What to do »
Output all the data exactly. Pictures do not belong in the copy.

━━━━

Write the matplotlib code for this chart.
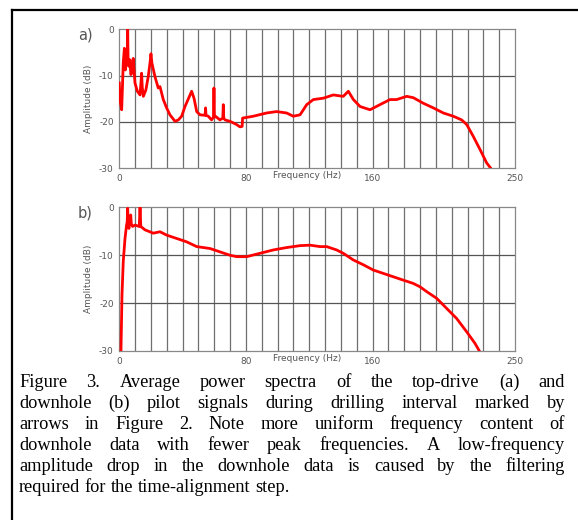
"""
    Spettri di potenza medi dei segnali pilota: top-drive (a) e downhole (b)
"""

# Librerie
import numpy as np
from matplotlib import pyplot as plt
from matplotlib.lines import Line2D

# Dati: pannello a) top-drive
freq_a = [0.0, 0.4, 1.5, 2.5, 3.2, 3.8, 4.6, 5.0, 5.3, 5.6, 5.9, 6.7, 7.3, 7.8, 8.8, 9.9,
          11.4, 13.1, 13.8, 14.1, 14.5, 15.2, 16.8, 18.3, 19.5, 20.0, 20.6, 22.5, 24.6,
          25.7, 27.8, 29.9, 32.0, 35.2, 37.3, 39.4, 41.5, 44.7, 45.7, 47.2, 48.9, 51.0,
          54.2, 54.5, 54.8, 56.2, 58.3, 59.5, 59.8, 60.1, 60.7, 63.6, 65.4, 65.7, 66.0,
          66.8, 69.9, 74.1, 76.2, 77.6, 77.9, 84.7, 93.1, 99.4, 105.7, 109.9, 114.2,
          118.4, 122.6, 128.9, 135.2, 141.5, 144.7, 147.9, 152.1, 158.4, 164.7, 171.0,
          175.2, 181.6, 185.8, 192.1, 198.4, 204.7, 211.0, 216.3, 219.5, 223.7, 227.9,
          232.1, 234.6, 236.0]
db_a = [-11.6, -15.2, -17.4, -7.3, -4.1, -8.8, -5.2, -7.0, 0.0, -7.5, -8.0, -6.6, -9.8, -9.5,
        -6.3, -11.6, -13.4, -14.2, -11.0, -9.5, -12.5, -14.5, -13.1, -10.2, -7.0, -5.3,
        -7.3, -10.2, -12.7, -12.4, -15.2, -17.0, -18.5, -19.9, -19.6, -18.8, -16.7,
        -14.2, -13.4, -14.9, -17.8, -18.5, -18.6, -17.0, -18.6, -18.8, -19.6, -19.0,
        -12.7, -19.0, -18.8, -19.6, -19.2, -16.3, -19.2, -19.6, -19.9, -20.6, -21.1,
        -21.0, -19.2, -18.8, -18.1, -17.8, -18.1, -18.8, -18.5, -16.3, -15.2, -14.9,
        -14.2, -14.5, -13.4, -15.2, -16.7, -17.4, -16.3, -15.2, -15.2, -14.5, -14.8,
        -16.0, -17.0, -18.1, -18.8, -19.6, -20.6, -23.2, -26.0, -28.9, -30.0, -31.0]

# Pannello b) downhole
freq_b = [1.05, 1.7, 2.5, 3.6, 4.6, 5.0, 5.3, 5.6, 6.1, 6.8, 7.2, 7.6, 8.4, 9.9, 12.6,
          13.1, 13.6, 16.2, 21.5, 25.7, 29.9, 36.2, 42.5, 48.9, 57.3, 63.6, 69.9, 74.1,
          80.5, 88.9, 97.3, 105.7, 114.2, 120.5, 126.8, 131.0, 137.3, 141.5, 147.9,
          154.2, 160.5, 166.8, 173.1, 179.4, 185.8, 190.0, 194.2, 200.5, 206.8, 213.1,
          219.5, 224.7, 227.5, 229.0]
db_b = [-30.0, -18.3, -11.3, -6.5, -3.7, -3.0, -0.2, -3.5, -4.4, -2.5, -1.6, -3.5, -4.0,
        -3.7, -4.0, 0.0, -4.0, -4.7, -5.4, -5.1, -5.8, -6.5, -7.2, -8.2, -8.6, -9.3,
        -10.0, -10.3, -10.3, -9.6, -8.9, -8.4, -8.0, -7.9, -8.2, -8.2, -8.9, -9.6,
        -11.0, -12.0, -13.1, -13.8, -14.5, -15.2, -15.9, -16.6, -17.6, -19.0, -21.1,
        -23.2, -26.0, -28.4, -30.0, -31.0]

x_ticks = [0, 80, 160, 250]
y_ticks = [0, -10, -20, -30]

caption = [
    "Figure 3. Average power spectra of the top-drive (a) and",
    "downhole (b) pilot signals during drilling interval marked by",
    "arrows in Figure 2. Note more uniform frequency content of",
    "downhole data with fewer peak frequencies. A low-frequency",
    "amplitude drop in the downhole data is caused by the filtering",
    "required for the time-alignment step.",
]

plt.rcParams["axes.unicode_minus"] = False


def pannello(fig, rect, freq, db, lettera):
    ax = fig.add_axes(rect)
    ax.set_xlim(0, 250)
    ax.set_ylim(-30, 0)
    for xv in np.arange(10, 250, 10):
        ax.axvline(xv, color="#6f6f6f", lw=0.9, zorder=1)
    for yv in [-10, -20]:
        ax.axhline(yv, color="#555555", lw=0.9, zorder=1)
    ax.plot(freq, db, color="#ff0000", lw=2.0, zorder=3)
    ax.set_xticks(x_ticks)
    ax.set_yticks(y_ticks)
    ax.tick_params(length=0, labelsize=6.5, labelcolor="#555555", pad=4)
    for s in ax.spines.values():
        s.set_color("#888888")
        s.set_linewidth(0.9)
    ax.set_ylabel("Amplitude (dB)", fontsize=6.5, color="#555555", labelpad=4)
    ax.text(0.474, -0.055, "Frequency (Hz)", transform=ax.transAxes, ha="center",
            va="center", fontsize=6.5, color="#555555")
    pos = ax.get_position()
    fig.text(85 / 578, pos.y1 - 6 / 520, lettera, ha="center", va="center",
             fontsize=10.5, color="#555555")
    return ax


def main():
    fig = plt.figure(figsize=(5.78, 5.20), dpi=100)

    pannello(fig, [0.2064, 0.6769, 0.6846, 0.2668], freq_a, db_a, "a)")
    pannello(fig, [0.2064, 0.3250, 0.6846, 0.2763], freq_b, db_b, "b)")

    # Cornice
    fig.add_artist(Line2D([12 / 578, 1.0], [1 - 10 / 520, 1 - 10 / 520],
                          color="black", lw=1.6, transform=fig.transFigure))
    fig.add_artist(Line2D([12 / 578, 12 / 578], [1 - 10 / 520, 0.0],
                          color="black", lw=1.6, transform=fig.transFigure))

    # Didascalia giustificata
    renderer = fig.canvas.get_renderer()
    x0, x1 = 19, 565
    fs = 13.2
    for i, riga in enumerate(caption):
        y = 1 - (386.7 + 21 * i) / 520
        parole = riga.split(" ")
        testi = [fig.text(0, y, p, fontsize=fs, family="Liberation Serif",
                          va="baseline", ha="left") for p in parole]
        larghezze = [t.get_window_extent(renderer).width for t in testi]
        if i < len(caption) - 1:
            gap = (x1 - x0 - sum(larghezze)) / (len(parole) - 1)
        else:
            spazio = fig.text(0, 0, " ", fontsize=fs, family="Liberation Serif")
            gap = spazio.get_window_extent(renderer).width
            spazio.remove()
        x = x0
        for t, w in zip(testi, larghezze):
            t.set_x(x / 578)
            x += w + gap

    fig.savefig("out.png", dpi=100)

    return


if __name__ == "__main__":
    main()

━━━━

Solved exercise »
Write the matplotlib code for this chart.
"""
    Spettri di potenza medi dei segnali pilota: top-drive (a) e downhole (b)
"""

# Librerie
import numpy as np
from matplotlib import pyplot as plt
from matplotlib.lines import Line2D

# Dati: pannello a) top-drive
freq_a = [0.0, 0.4, 1.5, 2.5, 3.2, 3.8, 4.6, 5.0, 5.3, 5.6, 5.9, 6.7, 7.3, 7.8, 8.8, 9.9,
          11.4, 13.1, 13.8, 14.1, 14.5, 15.2, 16.8, 18.3, 19.5, 20.0, 20.6, 22.5, 24.6,
          25.7, 27.8, 29.9, 32.0, 35.2, 37.3, 39.4, 41.5, 44.7, 45.7, 47.2, 48.9, 51.0,
          54.2, 54.5, 54.8, 56.2, 58.3, 59.5, 59.8, 60.1, 60.7, 63.6, 65.4, 65.7, 66.0,
          66.8, 69.9, 74.1, 76.2, 77.6, 77.9, 84.7, 93.1, 99.4, 105.7, 109.9, 114.2,
          118.4, 122.6, 128.9, 135.2, 141.5, 144.7, 147.9, 152.1, 158.4, 164.7, 171.0,
          175.2, 181.6, 185.8, 192.1, 198.4, 204.7, 211.0, 216.3, 219.5, 223.7, 227.9,
          232.1, 234.6, 236.0]
db_a = [-11.6, -15.2, -17.4, -7.3, -4.1, -8.8, -5.2, -7.0, 0.0, -7.5, -8.0, -6.6, -9.8, -9.5,
        -6.3, -11.6, -13.4, -14.2, -11.0, -9.5, -12.5, -14.5, -13.1, -10.2, -7.0, -5.3,
        -7.3, -10.2, -12.7, -12.4, -15.2, -17.0, -18.5, -19.9, -19.6, -18.8, -16.7,
        -14.2, -13.4, -14.9, -17.8, -18.5, -18.6, -17.0, -18.6, -18.8, -19.6, -19.0,
        -12.7, -19.0, -18.8, -19.6, -19.2, -16.3, -19.2, -19.6, -19.9, -20.6, -21.1,
        -21.0, -19.2, -18.8, -18.1, -17.8, -18.1, -18.8, -18.5, -16.3, -15.2, -14.9,
        -14.2, -14.5, -13.4, -15.2, -16.7, -17.4, -16.3, -15.2, -15.2, -14.5, -14.8,
        -16.0, -17.0, -18.1, -18.8, -19.6, -20.6, -23.2, -26.0, -28.9, -30.0, -31.0]

# Pannello b) downhole
freq_b = [1.05, 1.7, 2.5, 3.6, 4.6, 5.0, 5.3, 5.6, 6.1, 6.8, 7.2, 7.6, 8.4, 9.9, 12.6,
          13.1, 13.6, 16.2, 21.5, 25.7, 29.9, 36.2, 42.5, 48.9, 57.3, 63.6, 69.9, 74.1,
          80.5, 88.9, 97.3, 105.7, 114.2, 120.5, 126.8, 131.0, 137.3, 141.5, 147.9,
          154.2, 160.5, 166.8, 173.1, 179.4, 185.8, 190.0, 194.2, 200.5, 206.8, 213.1,
          219.5, 224.7, 227.5, 229.0]
db_b = [-30.0, -18.3, -11.3, -6.5, -3.7, -3.0, -0.2, -3.5, -4.4, -2.5, -1.6, -3.5, -4.0,
        -3.7, -4.0, 0.0, -4.0, -4.7, -5.4, -5.1, -5.8, -6.5, -7.2, -8.2, -8.6, -9.3,
        -10.0, -10.3, -10.3, -9.6, -8.9, -8.4, -8.0, -7.9, -8.2, -8.2, -8.9, -9.6,
        -11.0, -12.0, -13.1, -13.8, -14.5, -15.2, -15.9, -16.6, -17.6, -19.0, -21.1,
        -23.2, -26.0, -28.4, -30.0, -31.0]

x_ticks = [0, 80, 160, 250]
y_ticks = [0, -10, -20, -30]

caption = [
    "Figure 3. Average power spectra of the top-drive (a) and",
    "downhole (b) pilot signals during drilling interval marked by",
    "arrows in Figure 2. Note more uniform frequency content of",
    "downhole data with fewer peak frequencies. A low-frequency",
    "amplitude drop in the downhole data is caused by the filtering",
    "required for the time-alignment step.",
]

plt.rcParams["axes.unicode_minus"] = False


def pannello(fig, rect, freq, db, lettera):
    ax = fig.add_axes(rect)
    ax.set_xlim(0, 250)
    ax.set_ylim(-30, 0)
    for xv in np.arange(10, 250, 10):
        ax.axvline(xv, color="#6f6f6f", lw=0.9, zorder=1)
    for yv in [-10, -20]:
        ax.axhline(yv, color="#555555", lw=0.9, zorder=1)
    ax.plot(freq, db, color="#ff0000", lw=2.0, zorder=3)
    ax.set_xticks(x_ticks)
    ax.set_yticks(y_ticks)
    ax.tick_params(length=0, labelsize=6.5, labelcolor="#555555", pad=4)
    for s in ax.spines.values():
        s.set_color("#888888")
        s.set_linewidth(0.9)
    ax.set_ylabel("Amplitude (dB)", fontsize=6.5, color="#555555", labelpad=4)
    ax.text(0.474, -0.055, "Frequency (Hz)", transform=ax.transAxes, ha="center",
            va="center", fontsize=6.5, color="#555555")
    pos = ax.get_position()
    fig.text(85 / 578, pos.y1 - 6 / 520, lettera, ha="center", va="center",
             fontsize=10.5, color="#555555")
    return ax


def main():
    fig = plt.figure(figsize=(5.78, 5.20), dpi=100)

    pannello(fig, [0.2064, 0.6769, 0.6846, 0.2668], freq_a, db_a, "a)")
    pannello(fig, [0.2064, 0.3250, 0.6846, 0.2763], freq_b, db_b, "b)")

    # Cornice
    fig.add_artist(Line2D([12 / 578, 1.0], [1 - 10 / 520, 1 - 10 / 520],
                          color="black", lw=1.6, transform=fig.transFigure))
    fig.add_artist(Line2D([12 / 578, 12 / 578], [1 - 10 / 520, 0.0],
                          color="black", lw=1.6, transform=fig.transFigure))

    # Didascalia giustificata
    renderer = fig.canvas.get_renderer()
    x0, x1 = 19, 565
    fs = 13.2
    for i, riga in enumerate(caption):
        y = 1 - (386.7 + 21 * i) / 520
        parole = riga.split(" ")
        testi = [fig.text(0, y, p, fontsize=fs, family="Liberation Serif",
                          va="baseline", ha="left") for p in parole]
        larghezze = [t.get_window_extent(renderer).width for t in testi]
        if i < len(caption) - 1:
            gap = (x1 - x0 - sum(larghezze)) / (len(parole) - 1)
        else:
            spazio = fig.text(0, 0, " ", fontsize=fs, family="Liberation Serif")
            gap = spazio.get_window_extent(renderer).width
            spazio.remove()
        x = x0
        for t, w in zip(testi, larghezze):
            t.set_x(x / 578)
            x += w + gap

    fig.savefig("out.png", dpi=100)

    return


if __name__ == "__main__":
    main()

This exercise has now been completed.